** Start of Data extract **

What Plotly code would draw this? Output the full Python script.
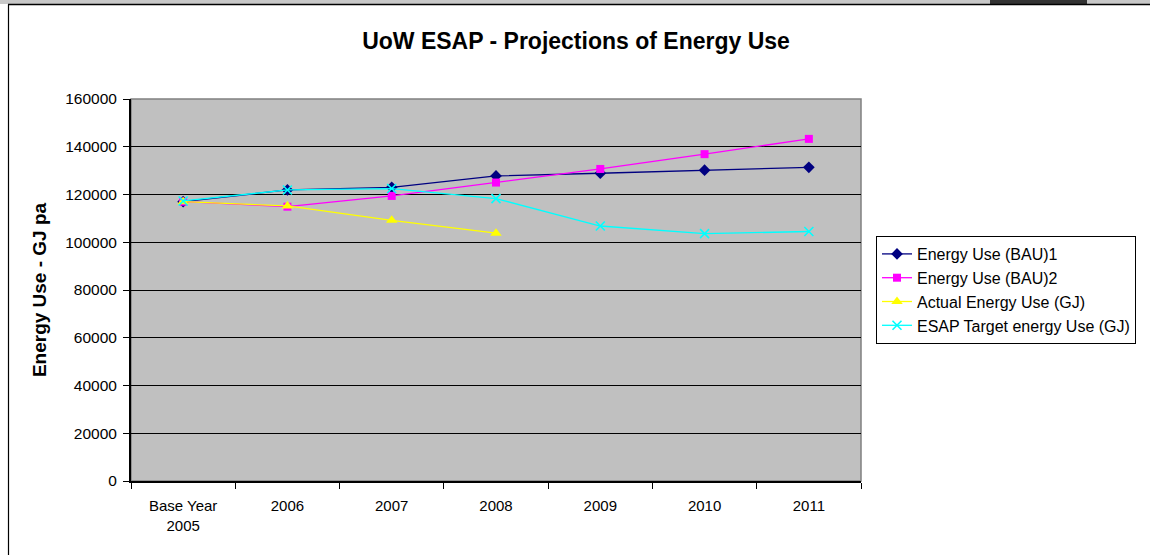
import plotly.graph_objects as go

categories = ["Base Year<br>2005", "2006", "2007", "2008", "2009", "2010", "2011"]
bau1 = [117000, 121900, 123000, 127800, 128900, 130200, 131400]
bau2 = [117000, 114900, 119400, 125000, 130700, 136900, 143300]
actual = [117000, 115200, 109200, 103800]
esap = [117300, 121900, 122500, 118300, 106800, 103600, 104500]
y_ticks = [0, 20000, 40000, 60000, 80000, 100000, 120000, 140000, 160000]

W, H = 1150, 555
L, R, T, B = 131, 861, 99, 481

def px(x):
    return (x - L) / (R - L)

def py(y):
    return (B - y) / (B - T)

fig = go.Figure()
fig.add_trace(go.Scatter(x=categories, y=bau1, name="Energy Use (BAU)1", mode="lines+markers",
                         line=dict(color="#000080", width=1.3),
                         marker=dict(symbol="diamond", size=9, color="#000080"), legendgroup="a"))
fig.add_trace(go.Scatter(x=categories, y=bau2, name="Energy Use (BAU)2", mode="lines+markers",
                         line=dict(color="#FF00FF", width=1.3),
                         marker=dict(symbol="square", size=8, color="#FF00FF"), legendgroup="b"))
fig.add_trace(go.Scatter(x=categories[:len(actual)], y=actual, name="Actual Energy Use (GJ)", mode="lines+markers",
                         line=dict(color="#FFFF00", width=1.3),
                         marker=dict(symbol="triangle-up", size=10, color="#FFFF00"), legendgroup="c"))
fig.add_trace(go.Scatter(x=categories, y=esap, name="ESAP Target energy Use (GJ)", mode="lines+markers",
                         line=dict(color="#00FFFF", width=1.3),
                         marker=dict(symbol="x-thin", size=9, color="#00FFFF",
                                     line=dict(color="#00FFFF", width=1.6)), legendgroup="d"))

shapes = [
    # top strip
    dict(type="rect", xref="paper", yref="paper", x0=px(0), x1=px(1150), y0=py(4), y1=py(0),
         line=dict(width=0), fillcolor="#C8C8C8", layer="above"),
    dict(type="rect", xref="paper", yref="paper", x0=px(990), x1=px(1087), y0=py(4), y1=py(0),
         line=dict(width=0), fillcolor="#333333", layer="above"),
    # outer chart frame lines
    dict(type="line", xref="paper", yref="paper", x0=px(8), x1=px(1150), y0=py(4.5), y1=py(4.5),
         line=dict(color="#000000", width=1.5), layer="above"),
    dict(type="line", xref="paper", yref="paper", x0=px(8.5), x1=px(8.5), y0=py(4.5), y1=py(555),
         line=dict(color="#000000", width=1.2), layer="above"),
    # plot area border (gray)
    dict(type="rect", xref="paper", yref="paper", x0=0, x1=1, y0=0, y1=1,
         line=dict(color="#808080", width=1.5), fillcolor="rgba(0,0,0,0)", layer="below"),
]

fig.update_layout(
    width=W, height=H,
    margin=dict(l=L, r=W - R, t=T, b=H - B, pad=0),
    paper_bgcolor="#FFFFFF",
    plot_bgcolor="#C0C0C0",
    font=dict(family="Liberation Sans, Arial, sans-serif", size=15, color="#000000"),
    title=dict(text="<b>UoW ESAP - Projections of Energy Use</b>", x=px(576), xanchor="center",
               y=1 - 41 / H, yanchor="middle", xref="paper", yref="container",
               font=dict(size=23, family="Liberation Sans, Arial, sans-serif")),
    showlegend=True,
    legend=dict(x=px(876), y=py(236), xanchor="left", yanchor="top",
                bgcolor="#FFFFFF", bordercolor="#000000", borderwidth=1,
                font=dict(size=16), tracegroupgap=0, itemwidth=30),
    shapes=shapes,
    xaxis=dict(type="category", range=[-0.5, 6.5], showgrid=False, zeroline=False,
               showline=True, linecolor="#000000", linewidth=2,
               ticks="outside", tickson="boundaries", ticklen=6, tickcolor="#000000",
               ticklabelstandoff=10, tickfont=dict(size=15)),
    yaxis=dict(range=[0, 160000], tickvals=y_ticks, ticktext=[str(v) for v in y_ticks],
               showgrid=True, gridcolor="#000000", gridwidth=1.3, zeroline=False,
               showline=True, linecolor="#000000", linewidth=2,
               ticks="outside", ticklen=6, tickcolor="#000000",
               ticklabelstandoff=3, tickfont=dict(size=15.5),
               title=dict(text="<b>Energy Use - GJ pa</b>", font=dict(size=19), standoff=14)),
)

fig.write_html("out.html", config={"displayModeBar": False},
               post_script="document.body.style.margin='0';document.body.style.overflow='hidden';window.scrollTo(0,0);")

** End of Data extract **

### Problem details
Please repeat exactly the data above from its first line to the line that contains "return (B - y) / (B - T)", inclusive, and leave every picture out.

### Correct response
What Plotly code would draw this? Output the full Python script.
import plotly.graph_objects as go

categories = ["Base Year<br>2005", "2006", "2007", "2008", "2009", "2010", "2011"]
bau1 = [117000, 121900, 123000, 127800, 128900, 130200, 131400]
bau2 = [117000, 114900, 119400, 125000, 130700, 136900, 143300]
actual = [117000, 115200, 109200, 103800]
esap = [117300, 121900, 122500, 118300, 106800, 103600, 104500]
y_ticks = [0, 20000, 40000, 60000, 80000, 100000, 120000, 140000, 160000]

W, H = 1150, 555
L, R, T, B = 131, 861, 99, 481

def px(x):
    return (x - L) / (R - L)

def py(y):
    return (B - y) / (B - T)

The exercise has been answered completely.